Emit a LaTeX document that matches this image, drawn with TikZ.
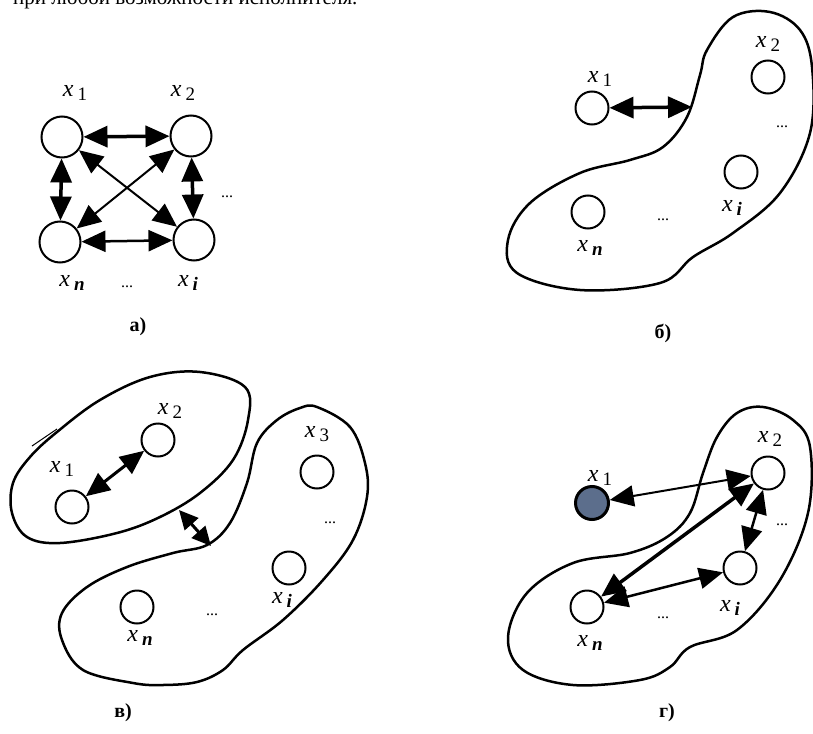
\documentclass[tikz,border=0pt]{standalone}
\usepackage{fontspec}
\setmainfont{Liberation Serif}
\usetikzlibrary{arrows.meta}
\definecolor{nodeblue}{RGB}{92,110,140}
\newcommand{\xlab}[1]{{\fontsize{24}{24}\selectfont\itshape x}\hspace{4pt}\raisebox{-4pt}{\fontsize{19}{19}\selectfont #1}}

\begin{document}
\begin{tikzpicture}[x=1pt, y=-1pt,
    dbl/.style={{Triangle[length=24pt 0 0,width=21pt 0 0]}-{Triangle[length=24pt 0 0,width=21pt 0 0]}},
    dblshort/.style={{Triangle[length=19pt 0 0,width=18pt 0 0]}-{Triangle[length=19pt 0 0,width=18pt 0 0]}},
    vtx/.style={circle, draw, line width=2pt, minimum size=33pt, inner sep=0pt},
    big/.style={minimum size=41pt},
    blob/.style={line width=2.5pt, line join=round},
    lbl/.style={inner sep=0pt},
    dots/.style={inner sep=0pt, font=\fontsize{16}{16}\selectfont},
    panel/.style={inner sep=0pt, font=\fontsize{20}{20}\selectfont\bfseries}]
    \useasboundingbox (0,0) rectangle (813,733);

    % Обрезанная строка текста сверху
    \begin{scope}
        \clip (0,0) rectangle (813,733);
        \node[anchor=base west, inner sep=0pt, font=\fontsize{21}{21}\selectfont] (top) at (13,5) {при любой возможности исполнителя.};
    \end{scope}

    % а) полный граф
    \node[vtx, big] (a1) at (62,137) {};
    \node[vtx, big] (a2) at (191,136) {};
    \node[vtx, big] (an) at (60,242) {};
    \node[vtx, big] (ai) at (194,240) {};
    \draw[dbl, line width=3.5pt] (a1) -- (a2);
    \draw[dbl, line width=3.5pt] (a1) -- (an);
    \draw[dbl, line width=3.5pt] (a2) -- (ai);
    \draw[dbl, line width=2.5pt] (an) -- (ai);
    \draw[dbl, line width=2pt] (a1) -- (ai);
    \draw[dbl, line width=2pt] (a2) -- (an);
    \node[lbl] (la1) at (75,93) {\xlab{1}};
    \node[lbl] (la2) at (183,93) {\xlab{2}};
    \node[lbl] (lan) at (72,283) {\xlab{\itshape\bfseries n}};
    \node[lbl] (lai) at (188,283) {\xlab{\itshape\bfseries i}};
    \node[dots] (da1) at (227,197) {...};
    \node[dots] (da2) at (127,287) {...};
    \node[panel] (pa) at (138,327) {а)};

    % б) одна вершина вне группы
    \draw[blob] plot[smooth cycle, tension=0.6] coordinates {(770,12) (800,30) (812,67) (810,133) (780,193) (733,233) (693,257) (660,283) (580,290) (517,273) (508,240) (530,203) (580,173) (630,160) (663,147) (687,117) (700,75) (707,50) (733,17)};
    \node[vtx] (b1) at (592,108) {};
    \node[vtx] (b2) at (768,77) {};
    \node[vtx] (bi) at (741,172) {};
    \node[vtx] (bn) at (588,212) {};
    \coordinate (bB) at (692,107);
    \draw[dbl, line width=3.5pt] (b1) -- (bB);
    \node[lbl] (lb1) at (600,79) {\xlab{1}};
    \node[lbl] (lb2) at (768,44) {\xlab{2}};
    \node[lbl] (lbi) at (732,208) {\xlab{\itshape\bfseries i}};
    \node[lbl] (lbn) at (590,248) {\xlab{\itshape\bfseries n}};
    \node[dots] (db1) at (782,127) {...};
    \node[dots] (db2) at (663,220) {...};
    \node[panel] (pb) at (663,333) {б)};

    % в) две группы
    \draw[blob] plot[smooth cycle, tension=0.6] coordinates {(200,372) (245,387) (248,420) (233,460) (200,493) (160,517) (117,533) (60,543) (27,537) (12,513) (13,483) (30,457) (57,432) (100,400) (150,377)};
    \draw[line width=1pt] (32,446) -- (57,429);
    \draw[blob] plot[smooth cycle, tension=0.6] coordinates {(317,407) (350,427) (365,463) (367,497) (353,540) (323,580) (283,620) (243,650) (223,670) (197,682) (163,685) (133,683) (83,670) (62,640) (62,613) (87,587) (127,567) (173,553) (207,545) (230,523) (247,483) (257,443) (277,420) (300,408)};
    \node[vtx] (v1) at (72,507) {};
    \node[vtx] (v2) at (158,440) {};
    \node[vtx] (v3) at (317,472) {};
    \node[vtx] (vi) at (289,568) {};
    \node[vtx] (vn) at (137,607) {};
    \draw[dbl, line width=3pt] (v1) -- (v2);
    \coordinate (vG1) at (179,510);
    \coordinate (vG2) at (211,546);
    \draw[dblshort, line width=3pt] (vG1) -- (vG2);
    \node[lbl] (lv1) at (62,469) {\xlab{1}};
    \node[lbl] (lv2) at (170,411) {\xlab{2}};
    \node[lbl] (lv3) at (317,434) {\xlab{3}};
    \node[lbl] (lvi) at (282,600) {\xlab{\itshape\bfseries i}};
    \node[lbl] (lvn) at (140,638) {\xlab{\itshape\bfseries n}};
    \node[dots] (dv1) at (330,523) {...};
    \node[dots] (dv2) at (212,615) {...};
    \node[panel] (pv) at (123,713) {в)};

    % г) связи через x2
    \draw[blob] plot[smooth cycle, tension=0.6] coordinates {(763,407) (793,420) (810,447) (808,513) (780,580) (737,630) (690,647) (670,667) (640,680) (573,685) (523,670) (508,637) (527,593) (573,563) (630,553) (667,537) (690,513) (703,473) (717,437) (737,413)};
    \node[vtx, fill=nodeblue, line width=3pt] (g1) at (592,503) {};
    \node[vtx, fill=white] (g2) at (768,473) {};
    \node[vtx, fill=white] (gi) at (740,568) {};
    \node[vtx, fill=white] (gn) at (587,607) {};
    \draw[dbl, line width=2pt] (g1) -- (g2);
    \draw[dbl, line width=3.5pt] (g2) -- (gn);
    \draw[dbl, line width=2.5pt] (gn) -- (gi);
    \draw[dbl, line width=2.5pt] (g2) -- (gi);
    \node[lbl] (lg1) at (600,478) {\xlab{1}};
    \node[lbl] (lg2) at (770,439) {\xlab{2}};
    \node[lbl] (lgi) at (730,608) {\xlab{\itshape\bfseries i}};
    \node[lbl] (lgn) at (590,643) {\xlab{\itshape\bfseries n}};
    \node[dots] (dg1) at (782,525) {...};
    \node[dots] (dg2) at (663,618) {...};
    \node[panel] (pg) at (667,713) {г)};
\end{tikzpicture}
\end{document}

...

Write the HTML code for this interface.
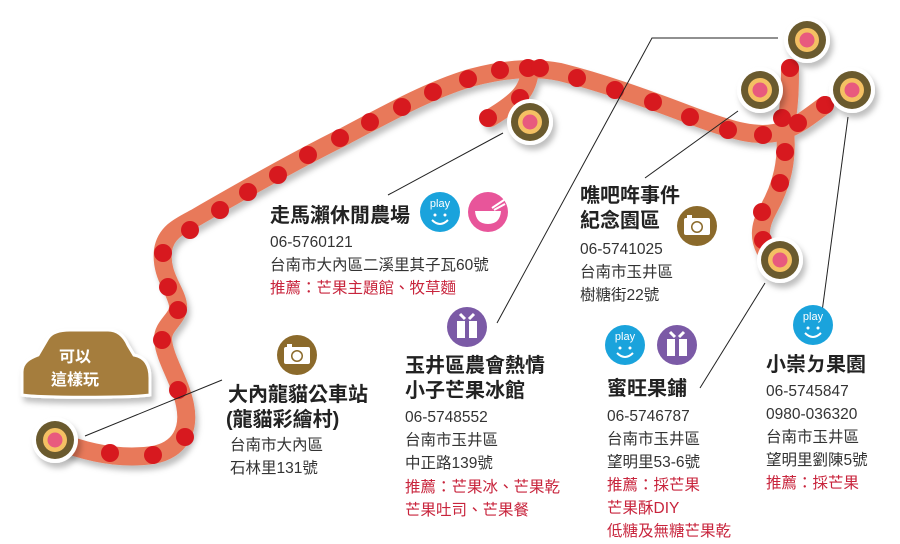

Exercise objective: Give the number of lines in the records that contain the string "this", with no other output.

Task response: 2